=== WHAT TO PRODUCE ===
Your task is to copy every line of the entries that contains "diagram".

=== ENTRIES PROVIDED ===
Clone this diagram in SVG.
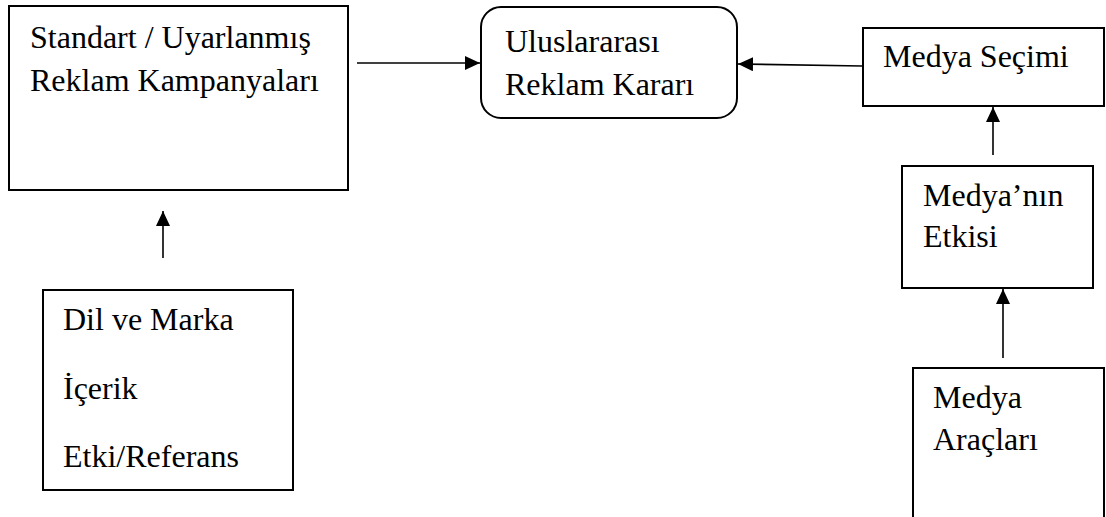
...
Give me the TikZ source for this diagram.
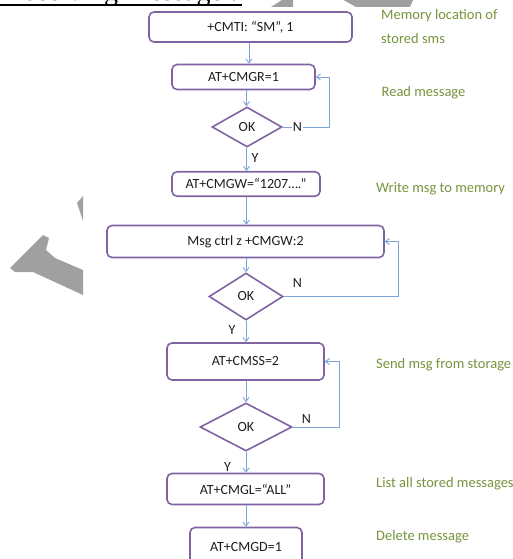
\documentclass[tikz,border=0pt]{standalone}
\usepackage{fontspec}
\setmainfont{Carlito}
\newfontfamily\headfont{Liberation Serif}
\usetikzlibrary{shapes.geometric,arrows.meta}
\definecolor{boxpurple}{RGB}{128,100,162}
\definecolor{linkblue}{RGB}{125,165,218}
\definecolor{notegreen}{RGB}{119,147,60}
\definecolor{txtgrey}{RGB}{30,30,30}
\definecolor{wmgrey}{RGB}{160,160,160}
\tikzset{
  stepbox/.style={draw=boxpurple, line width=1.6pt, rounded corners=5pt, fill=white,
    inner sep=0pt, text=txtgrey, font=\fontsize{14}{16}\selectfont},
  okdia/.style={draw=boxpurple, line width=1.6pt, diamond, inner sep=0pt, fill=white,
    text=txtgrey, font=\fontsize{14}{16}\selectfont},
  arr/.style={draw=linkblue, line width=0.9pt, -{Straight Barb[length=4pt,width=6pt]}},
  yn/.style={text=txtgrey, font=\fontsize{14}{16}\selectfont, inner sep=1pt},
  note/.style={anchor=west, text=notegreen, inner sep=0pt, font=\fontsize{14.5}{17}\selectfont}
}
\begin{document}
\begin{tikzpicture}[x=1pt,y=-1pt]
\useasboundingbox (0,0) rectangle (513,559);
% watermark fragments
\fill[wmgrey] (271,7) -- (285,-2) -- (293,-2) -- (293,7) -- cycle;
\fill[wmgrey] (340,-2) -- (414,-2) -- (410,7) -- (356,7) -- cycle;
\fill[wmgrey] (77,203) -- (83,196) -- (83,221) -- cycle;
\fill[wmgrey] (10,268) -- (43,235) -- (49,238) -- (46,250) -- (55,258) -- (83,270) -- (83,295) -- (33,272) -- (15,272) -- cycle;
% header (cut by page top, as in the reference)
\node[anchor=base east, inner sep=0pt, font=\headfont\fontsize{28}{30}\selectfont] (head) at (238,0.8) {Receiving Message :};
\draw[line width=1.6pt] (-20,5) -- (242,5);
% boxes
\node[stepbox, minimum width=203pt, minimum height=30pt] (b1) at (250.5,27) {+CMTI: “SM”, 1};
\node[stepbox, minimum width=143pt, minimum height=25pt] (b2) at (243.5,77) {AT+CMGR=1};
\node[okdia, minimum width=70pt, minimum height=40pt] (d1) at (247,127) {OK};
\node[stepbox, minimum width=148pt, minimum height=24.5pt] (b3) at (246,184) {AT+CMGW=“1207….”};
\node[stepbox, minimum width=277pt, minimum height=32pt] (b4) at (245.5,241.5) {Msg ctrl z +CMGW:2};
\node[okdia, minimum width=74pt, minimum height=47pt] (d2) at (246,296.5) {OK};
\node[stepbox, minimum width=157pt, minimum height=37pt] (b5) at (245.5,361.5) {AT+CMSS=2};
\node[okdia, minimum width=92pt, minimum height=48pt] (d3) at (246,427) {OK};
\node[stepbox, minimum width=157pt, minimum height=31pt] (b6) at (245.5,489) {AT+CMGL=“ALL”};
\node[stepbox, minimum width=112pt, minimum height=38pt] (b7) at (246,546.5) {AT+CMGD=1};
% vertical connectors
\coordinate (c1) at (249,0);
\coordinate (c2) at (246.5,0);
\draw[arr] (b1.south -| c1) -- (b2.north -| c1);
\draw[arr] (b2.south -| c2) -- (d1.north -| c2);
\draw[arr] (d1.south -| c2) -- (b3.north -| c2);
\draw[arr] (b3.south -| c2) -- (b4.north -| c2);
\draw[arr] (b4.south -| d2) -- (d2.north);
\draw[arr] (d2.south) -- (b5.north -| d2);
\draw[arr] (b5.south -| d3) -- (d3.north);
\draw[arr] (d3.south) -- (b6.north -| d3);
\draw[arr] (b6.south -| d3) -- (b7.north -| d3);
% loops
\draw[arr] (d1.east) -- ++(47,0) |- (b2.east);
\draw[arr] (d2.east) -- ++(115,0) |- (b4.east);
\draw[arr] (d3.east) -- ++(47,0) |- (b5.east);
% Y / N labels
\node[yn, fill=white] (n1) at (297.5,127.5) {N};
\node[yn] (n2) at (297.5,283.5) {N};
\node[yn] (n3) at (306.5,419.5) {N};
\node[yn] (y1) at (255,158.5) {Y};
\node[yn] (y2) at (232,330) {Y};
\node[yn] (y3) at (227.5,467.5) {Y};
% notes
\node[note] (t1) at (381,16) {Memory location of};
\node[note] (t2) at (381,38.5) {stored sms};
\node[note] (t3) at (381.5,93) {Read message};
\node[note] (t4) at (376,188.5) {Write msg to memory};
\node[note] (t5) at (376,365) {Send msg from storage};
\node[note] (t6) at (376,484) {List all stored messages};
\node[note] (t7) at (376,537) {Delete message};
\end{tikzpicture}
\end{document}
---
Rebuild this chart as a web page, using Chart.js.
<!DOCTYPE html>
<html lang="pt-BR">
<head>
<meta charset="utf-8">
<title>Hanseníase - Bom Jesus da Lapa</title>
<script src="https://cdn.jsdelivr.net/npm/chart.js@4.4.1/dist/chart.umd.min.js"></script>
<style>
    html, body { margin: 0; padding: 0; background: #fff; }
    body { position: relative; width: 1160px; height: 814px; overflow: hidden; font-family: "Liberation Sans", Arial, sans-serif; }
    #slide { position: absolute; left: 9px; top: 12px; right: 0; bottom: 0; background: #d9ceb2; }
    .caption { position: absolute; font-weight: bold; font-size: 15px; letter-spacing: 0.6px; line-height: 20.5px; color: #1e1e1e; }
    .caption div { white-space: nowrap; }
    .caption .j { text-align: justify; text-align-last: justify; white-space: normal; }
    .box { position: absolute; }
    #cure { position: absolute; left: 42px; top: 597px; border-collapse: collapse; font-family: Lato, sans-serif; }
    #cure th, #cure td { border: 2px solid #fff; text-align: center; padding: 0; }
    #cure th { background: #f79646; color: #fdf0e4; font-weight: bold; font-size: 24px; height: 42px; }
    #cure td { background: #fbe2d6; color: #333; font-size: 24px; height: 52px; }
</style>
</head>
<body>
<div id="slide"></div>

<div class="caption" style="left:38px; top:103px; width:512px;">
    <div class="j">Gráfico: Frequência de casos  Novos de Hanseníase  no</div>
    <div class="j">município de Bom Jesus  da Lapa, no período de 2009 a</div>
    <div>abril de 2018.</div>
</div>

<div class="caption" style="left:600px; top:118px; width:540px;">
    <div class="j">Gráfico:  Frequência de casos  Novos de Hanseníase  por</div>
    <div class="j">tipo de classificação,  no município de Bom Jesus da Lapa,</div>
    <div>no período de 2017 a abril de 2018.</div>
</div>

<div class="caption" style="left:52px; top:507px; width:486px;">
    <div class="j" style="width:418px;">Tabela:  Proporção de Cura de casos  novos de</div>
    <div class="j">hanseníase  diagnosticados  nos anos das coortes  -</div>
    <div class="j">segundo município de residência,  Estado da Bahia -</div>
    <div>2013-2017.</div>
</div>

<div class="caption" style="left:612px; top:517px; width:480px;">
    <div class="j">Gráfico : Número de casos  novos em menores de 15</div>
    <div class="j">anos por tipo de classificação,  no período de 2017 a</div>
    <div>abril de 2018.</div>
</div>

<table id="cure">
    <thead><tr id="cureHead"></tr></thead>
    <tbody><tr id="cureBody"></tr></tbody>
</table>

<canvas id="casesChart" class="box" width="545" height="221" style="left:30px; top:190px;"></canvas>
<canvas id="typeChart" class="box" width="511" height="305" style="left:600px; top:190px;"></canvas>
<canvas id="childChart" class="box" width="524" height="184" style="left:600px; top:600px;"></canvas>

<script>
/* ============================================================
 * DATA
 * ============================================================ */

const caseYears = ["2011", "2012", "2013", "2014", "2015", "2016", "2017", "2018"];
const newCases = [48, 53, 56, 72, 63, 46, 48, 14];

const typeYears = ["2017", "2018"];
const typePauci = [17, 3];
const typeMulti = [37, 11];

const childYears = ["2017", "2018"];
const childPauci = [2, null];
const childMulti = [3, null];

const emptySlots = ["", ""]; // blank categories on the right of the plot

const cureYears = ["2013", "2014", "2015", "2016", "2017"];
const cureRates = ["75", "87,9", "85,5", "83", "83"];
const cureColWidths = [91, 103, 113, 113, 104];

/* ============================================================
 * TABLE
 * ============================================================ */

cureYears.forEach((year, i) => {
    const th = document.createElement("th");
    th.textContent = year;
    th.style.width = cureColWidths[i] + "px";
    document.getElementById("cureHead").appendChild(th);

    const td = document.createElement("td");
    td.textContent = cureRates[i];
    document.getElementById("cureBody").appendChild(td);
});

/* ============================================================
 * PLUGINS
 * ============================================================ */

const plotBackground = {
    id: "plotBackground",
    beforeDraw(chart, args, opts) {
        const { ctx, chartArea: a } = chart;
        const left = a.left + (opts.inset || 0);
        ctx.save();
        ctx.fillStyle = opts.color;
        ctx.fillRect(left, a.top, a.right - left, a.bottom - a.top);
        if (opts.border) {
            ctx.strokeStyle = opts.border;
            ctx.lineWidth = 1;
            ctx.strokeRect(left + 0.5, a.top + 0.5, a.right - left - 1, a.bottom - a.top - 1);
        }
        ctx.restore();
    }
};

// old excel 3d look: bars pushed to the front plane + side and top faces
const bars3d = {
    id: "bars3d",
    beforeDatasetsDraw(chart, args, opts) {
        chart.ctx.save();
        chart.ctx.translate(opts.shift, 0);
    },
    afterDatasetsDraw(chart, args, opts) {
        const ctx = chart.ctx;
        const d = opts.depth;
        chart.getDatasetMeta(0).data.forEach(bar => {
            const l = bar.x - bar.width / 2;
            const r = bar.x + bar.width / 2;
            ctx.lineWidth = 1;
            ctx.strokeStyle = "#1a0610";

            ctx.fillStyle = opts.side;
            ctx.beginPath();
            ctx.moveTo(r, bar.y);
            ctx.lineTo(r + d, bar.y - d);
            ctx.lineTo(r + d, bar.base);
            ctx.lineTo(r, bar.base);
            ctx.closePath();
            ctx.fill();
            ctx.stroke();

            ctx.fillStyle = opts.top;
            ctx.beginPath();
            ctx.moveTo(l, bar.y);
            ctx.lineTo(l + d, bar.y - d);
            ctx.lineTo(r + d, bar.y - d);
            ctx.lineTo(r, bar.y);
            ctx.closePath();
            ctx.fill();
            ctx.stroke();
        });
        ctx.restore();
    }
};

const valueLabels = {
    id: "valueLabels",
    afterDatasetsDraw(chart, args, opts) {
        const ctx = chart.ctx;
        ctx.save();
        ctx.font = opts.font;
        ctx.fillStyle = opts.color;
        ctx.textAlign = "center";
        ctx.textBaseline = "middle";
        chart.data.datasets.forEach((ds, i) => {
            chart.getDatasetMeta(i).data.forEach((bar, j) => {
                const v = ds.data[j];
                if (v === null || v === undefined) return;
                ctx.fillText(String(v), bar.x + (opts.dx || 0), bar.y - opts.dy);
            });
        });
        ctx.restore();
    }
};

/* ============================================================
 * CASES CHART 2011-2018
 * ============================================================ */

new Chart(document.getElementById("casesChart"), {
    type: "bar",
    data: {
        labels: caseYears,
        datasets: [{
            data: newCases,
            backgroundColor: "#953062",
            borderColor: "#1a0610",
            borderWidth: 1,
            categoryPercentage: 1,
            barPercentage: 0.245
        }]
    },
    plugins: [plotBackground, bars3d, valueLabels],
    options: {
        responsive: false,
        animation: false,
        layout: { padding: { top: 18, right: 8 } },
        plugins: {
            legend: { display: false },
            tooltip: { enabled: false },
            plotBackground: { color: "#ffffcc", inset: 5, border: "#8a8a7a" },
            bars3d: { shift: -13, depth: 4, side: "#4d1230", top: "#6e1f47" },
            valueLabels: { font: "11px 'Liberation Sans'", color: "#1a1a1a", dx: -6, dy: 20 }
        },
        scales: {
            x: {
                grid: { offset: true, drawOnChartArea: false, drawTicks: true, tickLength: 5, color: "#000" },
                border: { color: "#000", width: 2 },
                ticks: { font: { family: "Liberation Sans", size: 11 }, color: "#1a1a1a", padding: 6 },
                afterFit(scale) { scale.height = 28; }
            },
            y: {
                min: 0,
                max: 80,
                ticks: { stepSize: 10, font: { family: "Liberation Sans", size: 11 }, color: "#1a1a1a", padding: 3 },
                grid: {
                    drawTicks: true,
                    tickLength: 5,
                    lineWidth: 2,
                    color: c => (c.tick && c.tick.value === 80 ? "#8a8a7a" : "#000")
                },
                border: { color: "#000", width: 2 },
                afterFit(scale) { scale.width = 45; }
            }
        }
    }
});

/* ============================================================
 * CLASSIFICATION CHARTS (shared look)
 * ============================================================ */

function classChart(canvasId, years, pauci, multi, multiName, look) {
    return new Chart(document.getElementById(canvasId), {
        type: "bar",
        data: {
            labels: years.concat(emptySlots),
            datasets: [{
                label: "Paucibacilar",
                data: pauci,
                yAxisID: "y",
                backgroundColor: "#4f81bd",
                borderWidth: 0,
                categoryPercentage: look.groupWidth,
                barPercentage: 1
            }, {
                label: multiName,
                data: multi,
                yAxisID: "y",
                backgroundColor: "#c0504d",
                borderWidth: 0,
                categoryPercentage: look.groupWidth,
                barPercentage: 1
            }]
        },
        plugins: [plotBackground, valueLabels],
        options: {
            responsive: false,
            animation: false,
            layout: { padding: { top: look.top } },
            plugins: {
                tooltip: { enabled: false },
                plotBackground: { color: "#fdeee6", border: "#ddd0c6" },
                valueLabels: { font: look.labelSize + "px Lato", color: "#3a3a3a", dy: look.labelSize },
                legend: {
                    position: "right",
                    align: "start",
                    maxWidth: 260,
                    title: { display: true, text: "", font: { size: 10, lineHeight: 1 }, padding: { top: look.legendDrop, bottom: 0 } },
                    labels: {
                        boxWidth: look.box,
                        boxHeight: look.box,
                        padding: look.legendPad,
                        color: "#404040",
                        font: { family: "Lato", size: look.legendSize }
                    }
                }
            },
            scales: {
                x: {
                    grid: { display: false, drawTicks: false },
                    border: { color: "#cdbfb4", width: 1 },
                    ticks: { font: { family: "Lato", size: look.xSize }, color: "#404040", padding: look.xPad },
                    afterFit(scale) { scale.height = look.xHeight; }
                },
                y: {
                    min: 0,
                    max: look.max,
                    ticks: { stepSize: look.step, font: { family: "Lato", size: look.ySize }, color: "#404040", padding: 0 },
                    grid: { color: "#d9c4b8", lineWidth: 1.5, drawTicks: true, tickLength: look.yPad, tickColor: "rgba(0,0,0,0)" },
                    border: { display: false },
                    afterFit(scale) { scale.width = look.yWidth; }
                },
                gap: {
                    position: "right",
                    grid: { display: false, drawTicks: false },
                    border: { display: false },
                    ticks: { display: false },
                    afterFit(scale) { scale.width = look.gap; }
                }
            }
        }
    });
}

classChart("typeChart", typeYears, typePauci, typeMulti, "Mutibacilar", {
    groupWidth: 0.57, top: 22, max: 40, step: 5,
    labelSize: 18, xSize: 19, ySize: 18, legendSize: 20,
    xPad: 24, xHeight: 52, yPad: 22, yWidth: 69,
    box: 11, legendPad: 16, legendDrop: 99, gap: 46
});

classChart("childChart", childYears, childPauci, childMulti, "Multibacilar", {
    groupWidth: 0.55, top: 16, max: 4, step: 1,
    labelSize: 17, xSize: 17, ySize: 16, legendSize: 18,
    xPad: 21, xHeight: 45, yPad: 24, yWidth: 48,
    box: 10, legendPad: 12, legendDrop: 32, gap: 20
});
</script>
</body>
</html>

=== FULL ANSWER ===
Clone this diagram in SVG.
Give me the TikZ source for this diagram.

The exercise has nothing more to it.